The Living Quarters Are Small
Years ago, a couple from suburban Pittsburgh looking for a home in New York City were shocked to learn that a dark, one-bedroom apartment might be worth more than double their previous sprawling 5,000-square-foot home. Yes, NYC apartment living can be tight, but you get used to it. Renting storage units for items that don't fit in your home is one option, though New Yorkers are known to get creative with storage, keeping some out-of-season clothes in a never-used oven, for example.
[Read: How to Declutter Your Home]
Yes, it’s dirty, and it's tough to admit. Dirtier than you think it will be. We are working on becoming more green, but car exhausts, dog poop and many other disgusting pollutants are part of daily life. And since New Yorkers walk everywhere, we track it all everywhere we go as well. The local wildlife consisting of pigeons, squirrels, roaches and rats doesn’t help.
Usually the Subway Is the Best Way to Get Around Town
Years ago the subway was dangerous and graffiti-filled. Although it isn’t perfect, and delays and closures can seem common, the subway is still the fastest way to get around town. Though taxis or car services may be more comfortable, the subway is cheap, circumvents traffic and is usually pretty reliable. Now there are even apps tracking the subways so you can time when to walk down to the platform.
You Don’t Need a Car (But You Do Need Good Shoes)

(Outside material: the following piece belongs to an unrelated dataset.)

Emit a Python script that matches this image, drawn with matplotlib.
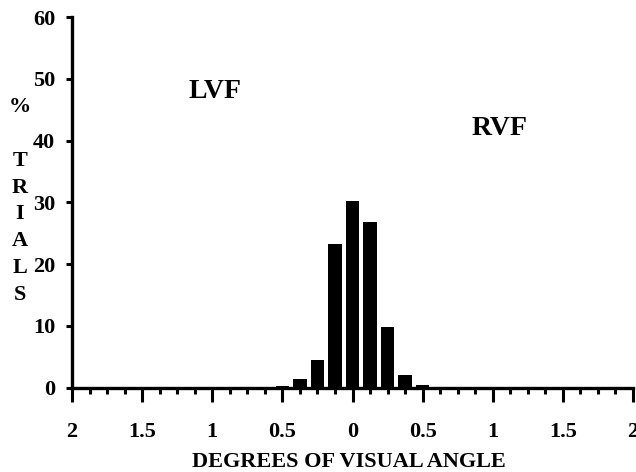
import matplotlib
matplotlib.use("Agg")
import matplotlib.pyplot as plt
import numpy as np

# Data: bin centres (degrees, negative = LVF) and % trials
bin_centers = [-2.0, -1.875, -1.75, -1.625, -1.5, -1.375, -1.25, -1.125, -1.0,
               -0.875, -0.75, -0.625, -0.5, -0.375, -0.25, -0.125, 0.0,
               0.125, 0.25, 0.375, 0.5, 0.625, 0.75, 0.875, 1.0,
               1.125, 1.25, 1.375, 1.5, 1.625, 1.75, 1.875, 2.0]
pct_trials = [0.1, 0.1, 0.1, 0.1, 0.05, 0.05, 0.05, 0.0, 0.0,
              0.0, 0.0, 0.05, 0.25, 1.3, 4.5, 23.2, 30.3,
              26.8, 9.8, 2.0, 0.4, 0.1, 0.05, 0.05, 0.0,
              0.0, 0.0, 0.0, 0.0, 0.0, 0.0, 0.0, 0.0]
x_tick_values = [-2, -1.5, -1, -0.5, 0, 0.5, 1, 1.5, 2]
x_tick_labels = ["2", "1.5", "1", "0.5", "0", "0.5", "1", "1.5", "2"]
y_tick_values = [0, 10, 20, 30, 40, 50, 60]

W, H = 636, 472
fig = plt.figure(figsize=(W / 100, H / 100), dpi=100)
ax = fig.add_axes([72 / W, 1 - 387.5 / H, 561 / W, (387.5 - 17.3) / H])

font = {"family": "Liberation Serif", "weight": "bold"}

ax.bar(bin_centers, pct_trials, width=0.095, color="black", edgecolor="none",
       align="center", zorder=3)

ax.set_xlim(-2, 2)
ax.set_ylim(0, 60)

for s in ["top", "right"]:
    ax.spines[s].set_visible(False)
for s in ["left", "bottom"]:
    ax.spines[s].set_linewidth(2.4)
    ax.spines[s].set_capstyle("projecting")

ax.set_xticks(x_tick_values)
ax.set_xticklabels(x_tick_labels, fontdict=font, fontsize=16)
ax.set_xticks(np.arange(-2, 2.01, 0.125), minor=True)
ax.set_yticks(y_tick_values)
ax.set_yticklabels([str(v) for v in y_tick_values], fontdict=font, fontsize=16)

ax.tick_params(axis="x", which="major", direction="out", length=10, width=2.2, pad=15)
ax.tick_params(axis="x", which="minor", direction="out", length=4.5, width=2.2)
ax.tick_params(axis="y", which="major", direction="out", length=4, width=2.2, pad=8)

ax.text(-0.98, 47.9, "LVF", ha="center", va="center", fontsize=20, **font)
ax.text(1.05, 42.0, "RVF", ha="center", va="center", fontsize=20, **font)

fig.text(20 / W, 1 - 201 / H, "%\n\nT\nR\nI\nA\nL\nS", ha="center", va="center",
         fontsize=16, linespacing=1.45, **font)
fig.text(349 / W, 1 - 462 / H, "DEGREES OF VISUAL ANGLE", ha="center", va="center",
         fontsize=16, **font)

fig.savefig("out.png", dpi=100, facecolor="white")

New York has been touted as the most walkable city in the country, and any weekday stroll outside will include navigating sidewalk foot traffic. Car traffic is very real, street parking can be exasperating, and garage prices can rival the rent of a studio apartment in another city. Getting rid of your car quickly is a good idea because looking for parking spots is infuriating. You can also expect to lose weight without even trying because you'll be walking so much. Above all, invest in more comfortable shoes.
Doing Laundry Can Be a Pain
If you grew up in a house, chances are you had a washer and dryer in your home. Get ready to mourn that memory. Though many apartments now have in-home laundry machines, most don’t, especially in older buildings with limited plumbing. So be prepared to either go to a laundromat or the laundry room in the basement of your building, or to send your dirty clothes out for “wash-and-fold” along with the dry-cleaning.
There Is So Much to Do, and You Can’t Do It All
There’s something for everyone here, and no matter how hard you try, you can’t do it all. Whether you love art, sports, live entertainment or food, New York has it, and it’s top-notch.
Art in New York is legendarily famous. Not only does the city have world-class museums and galleries, but there are a lot of them. During the day, any art lover can happily get lost wandering the halls of the Metropolitan Museum of Art and catching the latest edgy exhibit at the Whitney, Guggenheim or Modern Museum of Art. At night, they can enjoy some of the gallery openings in Chelsea.
While there's no guarantee of a win, any sports fan can enjoy a day (or evening) with the Yankees or Mets, Giants or Jets, Knicks or Nets, Rangers or Islanders, or even at the US Open. New York sports teams are storied and iconic, as are their venues.
When it comes to live entertainment, New York is unmatched. Indoor and outdoor venues showcase the work of some of the most talented musicians and actors in the world on Broadway at Lincoln Center, at the Brooklyn Academy of Music, in big venues like Madison Square Garden and Barclays Center or smaller ones like Brooklyn Steel and the Beacon Theatre.
New York has some of the best restaurants in the world, and adventurous foodies will travel to the far reaches of any borough to chase not only pizza, bagels, hotdogs or cheesecake, but blinis, arepas, souvlaki, falafel, dim sum, saag or the latest advances in molecular gastronomy. And a lot of these places deliver right to your door well into the night.
For time outdoors, Central Park and the Botanical Gardens provide a leafy escape from the concrete jungle, and beaches, mountains, fishing and hiking are just a car ride away.
You Might Have to Move More Than Once to Get It Right
In particularly densely populated areas of Manhattan, you can find a new neighborhood every few blocks. Many people who move to NYC realize that they might prefer a different neighborhood than the one they started in. One young woman says she’s lived in three different neighborhoods in five years, and now finally feels at home in the East Village. Moving can be stressful, but once you get it right, your immediate neighborhood will feel like a small town.
New Yorkers Are Actually Nice (Just Impatient)
New Yorkers have a reputation for being rude. They're often fighting for taxis, angling for a reservation at the hot new restaurant or even rushing to get paperwork submitted for a rental apartment before someone else. Many New Yorkers work in demanding jobs and sometimes everything can seem like a competition. But New Yorkers are proud of their city, and welcome people from all over the world to visit or to be neighbors. It's a true melting pot, and gloriously diverse. They might be impatient, but they are generally helpful, honest and decent. New Yorkers will even give you directions, but listen closely because they might not be willing to repeat themselves more than once.